A chance meeting on a Dannevirke street on Anzac Day was special for two former members of The 15th/19th The King's Royal Hussars who had never met before.

Norman Davies and his wife, Daisy, from Northhumberland in the United Kingdom are visiting their son Jeremy, a farmer at Ngapaeruru, east of Dannevirke, but Mr Davis wasn't expecting to meet anyone from his old regiment.

"I saw the tie and was quite surprised," he said, referring to the regimental tie Roly Ellis, president of the Dannevirke and Districts RSA, was wearing for Anzac Day.

"I couldn't believe it.

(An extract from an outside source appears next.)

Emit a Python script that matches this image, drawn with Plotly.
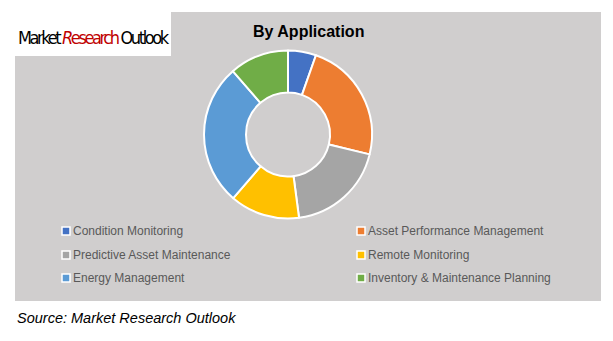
import plotly.graph_objects as go

categories = ["Condition Monitoring", "Asset Performance Management",
              "Predictive Asset Maintenance", "Remote Monitoring",
              "Energy Management", "Inventory & Maintenance Planning"]
shares = [5.4, 23.4, 19.1, 13.4, 27.3, 11.4]
colors = ["#4472C4", "#ED7D31", "#A5A5A5", "#FFC000", "#5B9BD5", "#70AD47"]

W, H = 613, 341
def px(x): return x / W
def py(y): return 1 - y / H

BG = "#D0CECE"
cx, cy, R = 288, 134.5, 84

fig = go.Figure(go.Pie(
    labels=categories, values=shares, hole=0.5, sort=False,
    direction="clockwise", rotation=0, textinfo="none",
    marker=dict(colors=colors, line=dict(color="white", width=2)),
    domain=dict(x=[px(cx - R), px(cx + R)], y=[py(cy + R), py(cy - R)]),
    showlegend=False, hoverinfo="label+percent",
))

shapes = [
    dict(type="rect", xref="paper", yref="paper", x0=px(15), x1=px(601),
         y0=py(301), y1=py(12), fillcolor=BG, line=dict(width=0), layer="below"),
    dict(type="rect", xref="paper", yref="paper", x0=px(0), x1=px(171),
         y0=py(56), y1=py(0), fillcolor="white", line=dict(width=0), layer="below"),
]
logo_style = "font-stretch:condensed;letter-spacing:-2.4px"
annotations = [
    dict(text="<b>By Application</b>", x=px(308), y=py(31), xref="paper", yref="paper",
         showarrow=False, font=dict(family="Arial, Liberation Sans", size=16, color="black"),
         xanchor="center", yanchor="middle"),
    dict(text="<i>Source: Market Research Outlook</i>", x=px(15), y=py(318), xref="paper",
         yref="paper", showarrow=False, xanchor="left", yanchor="middle",
         font=dict(family="Arial, Liberation Sans", size=14.5, color="black")),
    dict(text=(f"<span style='{logo_style}'>Market </span>"
               f"<span style='{logo_style};color:#C00000'><i>R</i>esearch</span>"
               f"<span style='{logo_style}'> Outlook</span>"),
         x=px(16), y=py(37), xref="paper", yref="paper", showarrow=False,
         xanchor="left", yanchor="middle",
         font=dict(family="DejaVu Sans Condensed, DejaVu Sans", size=18, color="black")),
]

col_x = [62, 357]
row_y = [231, 255, 278]
for i, (cat, col) in enumerate(zip(categories, colors)):
    mx = col_x[i % 2]
    my = row_y[i // 2]
    shapes.append(dict(type="rect", xref="paper", yref="paper",
                       x0=px(mx), x1=px(mx + 8), y0=py(my + 4), y1=py(my - 4),
                       fillcolor=col, line=dict(color="white", width=1.5)))
    annotations.append(dict(text=cat, x=px(mx + 9), y=py(my), xref="paper", yref="paper",
                            showarrow=False, xanchor="left", yanchor="middle",
                            font=dict(family="Liberation Sans, Arial", size=12, color="#595959")))

fig.update_layout(width=W, height=H, margin=dict(l=0, r=0, t=0, b=0),
                  paper_bgcolor="white", plot_bgcolor="white",
                  shapes=shapes, annotations=annotations)
fig.write_html("out.html")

Of course, Roly was a regular soldier and I was doing national service with the Kings Royal Hussars, but it's still incredible."

Advertisement

Mr Davies served with the regiment from 1956 to 1958 in Malaya, while Mr Ellis served from 1966 to 1969 in Germany, Libya and Cyprus as a regular soldier.

"We were the armoured tank and car regiment and I went in as a second lieutenant and left as a lieutenant. Then in 1972 I went back in as a territorial as captain until 1992, when I became a major," Mr Ellis said.

"I've only ever met two others from the regiment here in New Zealand and they lived here, so this chance meeting was pretty amazing. The 15th/19th The King's Royal Hussars was a Geordie [a regional nickname for a person from the larger Tyneside region] regiment which recruited from Northumberland and Durham north. Norman came from the Welsh borders."

The pair also discovered another regimental co-incidence.

"Norman's troop leaders who were in their early 20s, then became my squadron leaders when they were in their 30s," Mr Ellis said.

Although Mr Ellis has attended reunions of the 15th/19th The King's Royal Hussars, he can't recall seeing Mr Davies there. "But we'll have the chance to catch up a bit more while he's here."

There was some sadness for Mr Ellis and his fellow regiment members on Anzac Day when one of their old troop sergeants died while getting ready for a commemoration. "He died with his regimental tie in his hand. It was quite sad" Mr Ellis said.